The era of facial recognition AI has a dirty secret, and a major cleanup just happened. Clarifai, a high-profile AI platform, recently deleted three million photos that it received from the dating site OkCupid. This was not a voluntary act of kindness. It was the result of a long-running federal investigation into how these two companies handled your private data. Along with the pictures, the company also wiped out any AI models that they built using that data. This move shows that the government is finally catching up to how tech companies have traded our faces like commodities for over a decade.
The story goes back to 2014. According to the Federal Trade Commission (FTC), Clarifai asked OkCupid executives for a “huge amount of awesome data” to train their systems. Some of those executives had actually invested money in Clarifai, creating a cozy relationship that left users in the dark. OkCupid handed over millions of user-uploaded photos, along with location data and demographic info. They did this despite their own privacy policy, which promised users that their data would stay safe. It was a massive betrayal of trust that remained hidden for years.
A Decade of Secret Surveillance
The public did not find out about this deal until a 2019 report from The New York Times. The investigation revealed that Clarifai used these dating profiles to build a tool that could guess a person’s age, sex, and race just by looking at their face. While the original data transfer happened twelve years ago, the fallout is only hitting now. The FTC and Match Group, which owns OkCupid, settled a lawsuit last month. Match Group never admitted they lied to users, but the fact that Clarifai had to delete the photos tells the real story.
The FTC also accused Match Group and OkCupid of active deception. They allegedly hid what they were doing and tried to block the government’s investigation. Because this was a first-time offense, the FTC could not actually fine the companies. Instead, they issued a permanent ban. OkCupid and Match are now legally prohibited from lying about how they collect or share data. If they get caught doing this again, the consequences will be much more severe.
Why Your Data Safety Matters
This case is a wake-up call for anyone with an online profile. For years, AI startups have treated the internet like a free buffet of training data. They assumed that if you uploaded a photo, it was fair game for their algorithms. This mindset led to the creation of powerful surveillance tools built on the backs of people who were just trying to find a date or share a vacation photo. When companies trade your data behind your back, they aren’t just selling your info. They are selling your identity.
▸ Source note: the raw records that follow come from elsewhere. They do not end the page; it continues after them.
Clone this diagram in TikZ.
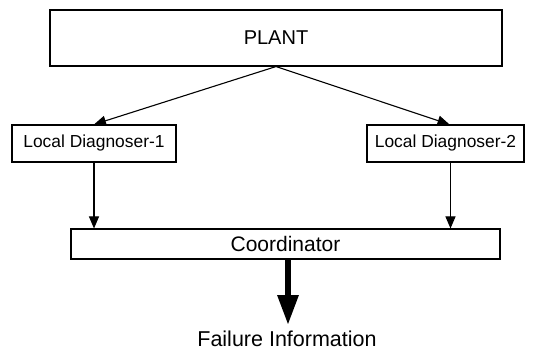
\documentclass[tikz,border=0pt]{standalone}
\usepackage{fontspec}
\setmainfont{Liberation Sans}
\usetikzlibrary{arrows.meta}

\begin{document}
\begin{tikzpicture}[
                        x=1pt, y=1pt,
                        >={Triangle[length=12pt,width=10pt]},
                        block/.style={rectangle, draw, line width=1.1pt, inner sep=0pt}
                    ]
                    \useasboundingbox (0,0) rectangle (546,351);
                    % Blocks
                    \node [block, minimum width=452, minimum height=56, font=\fontsize{20}{24}\selectfont] (plant) at (276,313) {PLANT};
                    \node [block, minimum width=164, minimum height=37, font=\fontsize{17.4}{20}\selectfont] (diag1) at (94,207.5) {Local Diagnoser-1};
                    \node [block, minimum width=157, minimum height=37, font=\fontsize{17.4}{20}\selectfont] (diag2) at (445.5,207.5) {Local Diagnoser-2};
                    \node [block, minimum width=429, minimum height=30, font=\fontsize{21}{24}\selectfont] (coord) at (285.5,107) {Coordinator};
                    \node [font=\fontsize{21.5}{24}\selectfont] (failure) at (287,12) {Failure Information};
                    \coordinate (out) at (288,26);

                    % Connections
                    \draw [->, line width=1.1pt] (plant.south) -- (diag1.north);
                    \draw [->, line width=1.1pt] (plant.south) -- ([xshift=4pt]diag2.north);
                    \draw [->, line width=1.1pt] (diag1.south) -- (diag1.south |- coord.north);
                    \draw [->, line width=1.1pt] ([xshift=5pt]diag2.south) -- ([xshift=5pt]diag2.south |- coord.north);
                    \draw [-{Triangle[length=30pt,width=20pt]}, line width=6pt] ([xshift=2.5pt]coord.south) -- (out);
                \end{tikzpicture}
\end{document}
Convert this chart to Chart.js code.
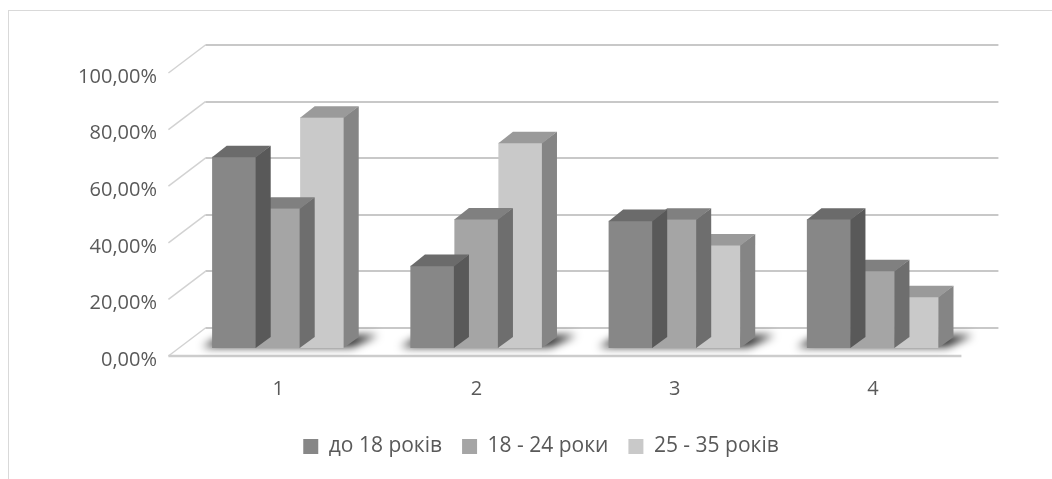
<!DOCTYPE html>
<html>
<head>
<meta charset="utf-8">
<script src="https://cdn.jsdelivr.net/npm/chart.js@4.4.1/dist/chart.umd.min.js"></script>
<style>
  html, body { margin: 0; padding: 0; background: #fff; overflow: hidden; }
  #wrap { position: relative; width: 1052px; height: 479px; }
</style>
</head>
<body>
<div id="wrap"><canvas id="chart" width="1052" height="479"></canvas></div>
<script>
// ---- data ----
const categories = ['1', '2', '3', '4'];
const seriesNames = ['до 18 років', '18 - 24 роки', '25 - 35 років'];
const under18 = [0.676, 0.291, 0.450, 0.455];
const age18to24 = [0.494, 0.456, 0.455, 0.273];
const age25to35 = [0.815, 0.725, 0.364, 0.181];
const yTickValues = [0, 0.2, 0.4, 0.6, 0.8, 1];
const yTickLabels = ['0,00%', '20,00%', '40,00%', '60,00%', '80,00%', '100,00%'];

// ---- styling ----
const FONT = '"Open Sans", "Noto Sans", sans-serif';
const TEXT = '#595959';
const faceFront = ['#878787', '#a5a5a5', '#c9c9c9'];
const faceTop = ['#6b6b6b', '#808080', '#9a9a9a'];
const faceSide = ['#595959', '#6e6e6e', '#858585'];

// oblique projection: vector from the back wall to the front edge of the floor
const DEPTH = { x: -37, y: 28 };
const FRONT_PLANE = 0.714;   // depth fraction where the bar front faces sit
const BAR_DEPTH = 0.394;     // depth of each bar as a fraction of the floor

function poly(ctx, pts) {
  ctx.beginPath();
  ctx.moveTo(pts[0][0], pts[0][1]);
  for (let i = 1; i < pts.length; i++) ctx.lineTo(pts[i][0], pts[i][1]);
  ctx.closePath();
  ctx.fill();
}

const box3d = {
  id: 'box3d',
  beforeDraw(chart) {
    const ctx = chart.ctx;
    ctx.save();
    ctx.strokeStyle = '#d9d9d9';
    ctx.lineWidth = 1;
    ctx.strokeRect(8.5, 10.5, 1200, 600);
    ctx.restore();
  },
  beforeDatasetsDraw(chart) {
    const { ctx, chartArea: a, scales: { y } } = chart;
    const bx = -DEPTH.x * FRONT_PLANE, by = -DEPTH.y * FRONT_PLANE;
    const fx = DEPTH.x * (1 - FRONT_PLANE), fy = DEPTH.y * (1 - FRONT_PLANE);
    ctx.save();
    ctx.lineCap = 'butt';
    // side wall grid lines
    ctx.strokeStyle = '#d2d2d2';
    ctx.lineWidth = 1.5;
    yTickValues.forEach(v => {
      const py = y.getPixelForValue(v);
      ctx.beginPath();
      ctx.moveTo(a.left + bx, py + by);
      ctx.lineTo(a.left + fx, py + fy);
      ctx.stroke();
    });
    // back wall grid lines
    ctx.strokeStyle = '#c8c8c8';
    ctx.lineWidth = 2;
    yTickValues.forEach(v => {
      const py = Math.round(y.getPixelForValue(v) + by);
      ctx.beginPath();
      ctx.moveTo(a.left + bx, py);
      ctx.lineTo(a.right + bx, py);
      ctx.stroke();
    });
    // floor front edge
    const p0 = y.getPixelForValue(0);
    ctx.strokeStyle = '#cdcdcd';
    ctx.lineWidth = 2.5;
    ctx.beginPath();
    ctx.moveTo(a.left + fx, p0 + fy);
    ctx.lineTo(a.right + fx, p0 + fy);
    ctx.stroke();
    // soft shadows cast by each group of bars onto the floor
    const first = chart.getDatasetMeta(0).data;
    const last = chart.getDatasetMeta(2).data;
    ctx.filter = 'blur(4px)';
    ctx.fillStyle = 'rgba(0,0,0,0.85)';
    categories.forEach((c, i) => {
      const l = first[i].x - first[i].width / 2;
      const r = last[i].x + last[i].width / 2;
      poly(ctx, [[l - 10, p0 - 1], [r + 8, p0 - 1], [r + 34, p0 - 13], [l + 8, p0 - 11]]);
    });
    ctx.filter = 'none';
    ctx.restore();
  },
  afterDatasetDraw(chart, args) {
    const ctx = chart.ctx;
    const idx = args.index;
    const dx = -DEPTH.x * BAR_DEPTH, dy = -DEPTH.y * BAR_DEPTH;
    ctx.save();
    args.meta.data.forEach(bar => {
      const { x, y: top, base, width } = bar.getProps(['x', 'y', 'base', 'width'], true);
      const l = x - width / 2, r = x + width / 2;
      ctx.fillStyle = faceSide[idx];
      poly(ctx, [[r - 0.5, top], [r + dx, top + dy], [r + dx, base + dy], [r - 0.5, base]]);
      ctx.fillStyle = faceTop[idx];
      poly(ctx, [[l, top + 0.5], [r, top + 0.5], [r + dx, top + dy], [l + dx, top + dy]]);
    });
    ctx.restore();
  }
};

const seriesValues = [under18, age18to24, age25to35];

new Chart(document.getElementById('chart'), {
  type: 'bar',
  data: {
    labels: categories,
    datasets: seriesNames.map((name, i) => ({
      label: name,
      data: seriesValues[i],
      backgroundColor: faceFront[i],
      borderWidth: 0,
      categoryPercentage: 0.666,
      barPercentage: 1.0
    }))
  },
  options: {
    responsive: false,
    animation: false,
    layout: { padding: { left: 30, right: 0, top: 65, bottom: 12 } },
    plugins: {
      tooltip: { enabled: false },
      legend: {
        position: 'bottom',
        labels: {
          boxWidth: 15,
          boxHeight: 15,
          padding: 20,
          color: TEXT,
          font: { family: FONT, size: 21 }
        }
      }
    },
    scales: {
      x: {
        grid: { display: false, drawTicks: false },
        border: { display: false },
        ticks: { color: TEXT, font: { family: FONT, size: 20 }, padding: 29 },
        afterFit(s) { s.height = 68; }
      },
      y: {
        min: 0,
        max: 1,
        grid: { display: false, drawTicks: false },
        border: { display: false },
        afterBuildTicks(s) { s.ticks = yTickValues.map(v => ({ value: v })); },
        ticks: {
          color: TEXT,
          font: { family: FONT, size: 20 },
          padding: 22,
          labelOffset: 12,
          callback: (v, i) => yTickLabels[i]
        },
        afterFit(s) { s.width = 149; }
      },
      y2: {
        position: 'right',
        display: true,
        grid: { display: false, drawTicks: false },
        border: { display: false },
        ticks: { display: false },
        afterFit(s) { s.width = 80; }
      }
    }
  },
  plugins: [box3d]
});
</script>
</body>
</html>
The deletion of these three million photos is a small win for privacy, but the battle is far from over. AI models are getting hungrier for data every day. As we move forward, we need to demand more transparency from the apps we use. If a company says they won’t share your data, they should mean it. The “Wild West” days of AI training are ending, and the “Great Dating Deception” will serve as a warning to every other tech firm trying to take a shortcut with our private lives.